• _Set exercise_:
Below are several records. Retype exactly those lines running from the one with "Write the Plotly code for this chart." through the one with "import plotly.graph_objects as go", end lines included, and no others.

• _Entries supplied_:

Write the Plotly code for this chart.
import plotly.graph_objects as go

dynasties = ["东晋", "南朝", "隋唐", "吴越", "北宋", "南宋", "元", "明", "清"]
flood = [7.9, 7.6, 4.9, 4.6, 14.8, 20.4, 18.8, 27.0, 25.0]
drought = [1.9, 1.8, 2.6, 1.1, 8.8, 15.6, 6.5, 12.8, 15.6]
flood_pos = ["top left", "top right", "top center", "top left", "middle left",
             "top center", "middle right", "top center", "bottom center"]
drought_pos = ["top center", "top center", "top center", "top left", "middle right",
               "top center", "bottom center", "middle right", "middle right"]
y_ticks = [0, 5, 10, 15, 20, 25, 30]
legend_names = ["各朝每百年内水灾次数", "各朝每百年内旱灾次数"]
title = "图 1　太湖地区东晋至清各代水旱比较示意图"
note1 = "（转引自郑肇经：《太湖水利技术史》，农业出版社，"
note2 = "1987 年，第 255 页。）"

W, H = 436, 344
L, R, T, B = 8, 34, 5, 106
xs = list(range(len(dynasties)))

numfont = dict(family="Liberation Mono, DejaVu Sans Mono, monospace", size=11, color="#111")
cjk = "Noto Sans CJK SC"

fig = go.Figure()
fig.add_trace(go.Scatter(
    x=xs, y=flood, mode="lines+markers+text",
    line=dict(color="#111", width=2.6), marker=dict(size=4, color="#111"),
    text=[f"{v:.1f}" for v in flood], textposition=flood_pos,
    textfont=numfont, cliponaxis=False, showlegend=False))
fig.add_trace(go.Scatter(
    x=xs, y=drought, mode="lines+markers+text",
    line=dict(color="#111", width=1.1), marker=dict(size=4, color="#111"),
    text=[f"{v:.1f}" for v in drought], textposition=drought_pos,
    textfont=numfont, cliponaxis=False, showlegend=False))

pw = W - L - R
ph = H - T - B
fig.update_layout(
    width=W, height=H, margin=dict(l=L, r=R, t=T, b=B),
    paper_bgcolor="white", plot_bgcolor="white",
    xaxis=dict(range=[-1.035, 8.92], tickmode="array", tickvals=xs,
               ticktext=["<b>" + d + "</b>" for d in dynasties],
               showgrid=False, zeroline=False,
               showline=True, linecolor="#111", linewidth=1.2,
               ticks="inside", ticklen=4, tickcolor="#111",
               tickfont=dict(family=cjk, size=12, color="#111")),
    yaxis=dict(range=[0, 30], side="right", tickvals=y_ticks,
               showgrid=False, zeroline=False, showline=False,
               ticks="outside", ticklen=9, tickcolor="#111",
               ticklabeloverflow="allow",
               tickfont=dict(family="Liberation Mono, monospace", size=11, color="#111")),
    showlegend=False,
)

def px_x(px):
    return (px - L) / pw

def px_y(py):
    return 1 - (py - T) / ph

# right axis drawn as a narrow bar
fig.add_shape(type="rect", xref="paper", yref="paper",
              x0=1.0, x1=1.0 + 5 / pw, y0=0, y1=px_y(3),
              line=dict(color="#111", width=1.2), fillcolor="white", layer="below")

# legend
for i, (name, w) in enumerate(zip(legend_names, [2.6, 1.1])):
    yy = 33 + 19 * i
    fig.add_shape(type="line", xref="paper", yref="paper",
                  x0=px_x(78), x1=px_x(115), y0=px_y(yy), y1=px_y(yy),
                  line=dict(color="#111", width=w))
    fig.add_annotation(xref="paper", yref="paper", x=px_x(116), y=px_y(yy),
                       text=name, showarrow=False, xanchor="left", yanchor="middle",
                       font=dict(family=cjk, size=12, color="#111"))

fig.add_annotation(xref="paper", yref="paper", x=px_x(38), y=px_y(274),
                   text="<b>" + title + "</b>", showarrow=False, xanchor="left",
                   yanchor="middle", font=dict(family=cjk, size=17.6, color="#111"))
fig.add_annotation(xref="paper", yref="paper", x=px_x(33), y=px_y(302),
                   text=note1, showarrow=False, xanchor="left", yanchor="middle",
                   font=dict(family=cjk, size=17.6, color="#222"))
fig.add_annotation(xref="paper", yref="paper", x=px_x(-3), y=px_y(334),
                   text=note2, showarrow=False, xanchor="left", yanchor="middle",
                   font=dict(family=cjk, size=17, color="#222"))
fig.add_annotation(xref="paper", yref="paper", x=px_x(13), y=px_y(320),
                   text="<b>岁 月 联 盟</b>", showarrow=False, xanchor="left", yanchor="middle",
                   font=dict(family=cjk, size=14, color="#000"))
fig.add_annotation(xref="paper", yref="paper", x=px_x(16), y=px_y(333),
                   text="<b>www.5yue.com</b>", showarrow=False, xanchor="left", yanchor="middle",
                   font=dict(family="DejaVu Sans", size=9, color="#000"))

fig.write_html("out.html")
---
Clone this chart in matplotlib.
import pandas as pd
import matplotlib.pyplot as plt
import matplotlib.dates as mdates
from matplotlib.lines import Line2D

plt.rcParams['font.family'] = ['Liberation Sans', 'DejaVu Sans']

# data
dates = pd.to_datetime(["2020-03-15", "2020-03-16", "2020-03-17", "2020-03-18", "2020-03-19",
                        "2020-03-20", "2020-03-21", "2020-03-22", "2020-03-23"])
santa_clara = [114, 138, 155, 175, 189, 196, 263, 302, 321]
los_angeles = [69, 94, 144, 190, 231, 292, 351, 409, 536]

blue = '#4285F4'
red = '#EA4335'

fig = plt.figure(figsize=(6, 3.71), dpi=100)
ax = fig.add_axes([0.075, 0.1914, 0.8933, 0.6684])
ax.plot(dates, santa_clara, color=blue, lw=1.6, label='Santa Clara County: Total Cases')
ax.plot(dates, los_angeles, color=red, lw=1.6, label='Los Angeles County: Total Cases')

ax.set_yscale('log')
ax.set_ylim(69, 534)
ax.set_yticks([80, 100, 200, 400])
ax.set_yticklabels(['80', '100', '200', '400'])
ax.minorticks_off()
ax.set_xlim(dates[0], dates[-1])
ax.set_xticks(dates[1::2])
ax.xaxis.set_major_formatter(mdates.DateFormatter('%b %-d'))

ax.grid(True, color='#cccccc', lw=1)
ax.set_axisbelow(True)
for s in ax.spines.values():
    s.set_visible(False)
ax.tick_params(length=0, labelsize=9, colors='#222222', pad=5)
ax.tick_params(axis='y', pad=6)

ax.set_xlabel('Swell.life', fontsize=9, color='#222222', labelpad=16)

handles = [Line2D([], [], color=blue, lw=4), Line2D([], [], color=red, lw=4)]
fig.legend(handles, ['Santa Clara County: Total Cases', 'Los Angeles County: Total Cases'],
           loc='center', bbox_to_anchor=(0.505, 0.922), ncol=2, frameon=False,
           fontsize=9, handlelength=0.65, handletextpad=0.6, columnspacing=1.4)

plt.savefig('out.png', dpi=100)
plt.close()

• _Final answer_:
Write the Plotly code for this chart.
import plotly.graph_objects as go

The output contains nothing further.